Manchmal denke ich, diese erdrutschartige Situation der Flüchtlingsmassen legt neben unserer Hilf- und Machtlosigkeit auch etwas Machtvolles, Sinnstiftendes offen. Und sie fördert die tiefsten Schwächen genau wie die größten Stärken eines Jeden zutage. Eine Situation wie ein Spiegel. Auch ich muss schauen, dass ich jeden Tag neu offen bleibe, kreativ, handlungsfähig. Die eigene Unsicherheit trotzdem da sein lasse.
Im Fernsehen wechseln die Bilder immer schneller, wird jede Kameraführung immer wackliger. Ranzoomen, wegzoomen.. Mein Kopf will Klarheit, ich schalte immer öfter ab. Wichtige Informationen kommen auch so zu mir.
Der alte Kater schläft unten. Der junge ist anhänglich derzeit. Entweder liegt er neben dem alten Kater oder neben oder auf mir.

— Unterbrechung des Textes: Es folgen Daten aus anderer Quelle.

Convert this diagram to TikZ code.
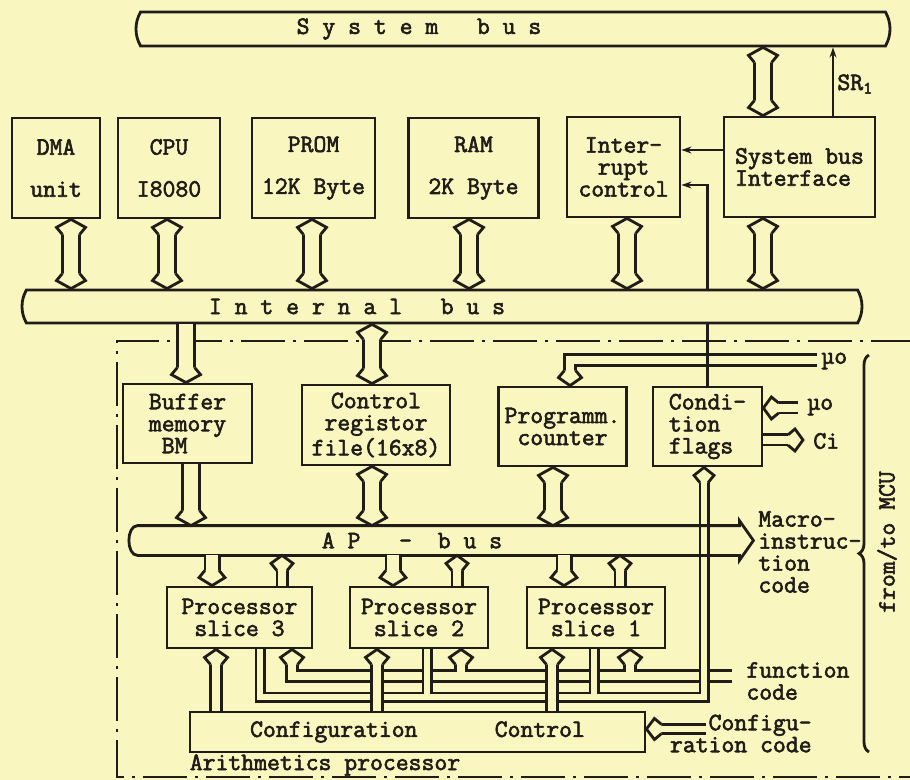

Wo er sonst so ein Raufbold ist.
Die Goethefee wollte zum Kaffee vorbei kommen, meinen glutenfreien Zitronenkuchen essen, sie hat unverhofft Besuch bekommen. Ich hab geschrieben dann.
Alles anders dieser Tage.
Wunder kommen unverhofft.
Durch Seelenfenster, die offen sind.